When it comes to admissions, many institutions have utilized an “age allowance” to help level the playing field. But some critics argue that an age allowance isn’t really all that fair.

“Leveling the playing field in admissions doesn’t erase the differences in test scores and GPA after admission,” Peña writes. “On average, younger students will still perform worse than their older classmates.”

And while age allowances can make admissions fairer, the students who benefit from them actually tend to do worse than students who don’t benefit at all.
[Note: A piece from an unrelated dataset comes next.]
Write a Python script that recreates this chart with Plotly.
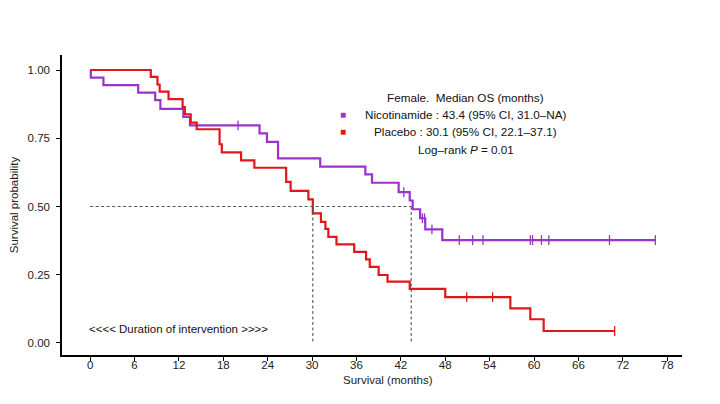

“That is not because they are worse students; rather, it’s because such allowances don’t follow students into the classroom,” Peña writes. “Once they are admitted, students ‘thereafter take all internal and external examinations at the same time, and the younger would never again get an age allowance.’”

A NEW APPROACH

So, if age allowances aren’t really working, what solutions do institutions have at their hand to make admissions fairer when it comes to age?

“To overcome our collective action problem, we can make age allowances at the source,” Peña writes. “Test creators and test administrators don’t face the tradeoff between fair admissions and institutional ranking. They also observe all test takers and are well-positioned to determine how big or small the ‘bump’ to younger students should be.”

Additionally, Peña warns about the practice of “redshirting,” where parents choose a later date for their children to start kindergarten—a common practice among white children from high-income families.

“… by making redshirting less appealing, age allowances could simultaneously save resources and help level the playing field—a rare chance to enhance efficiency and equity at the same time,” Peña writes.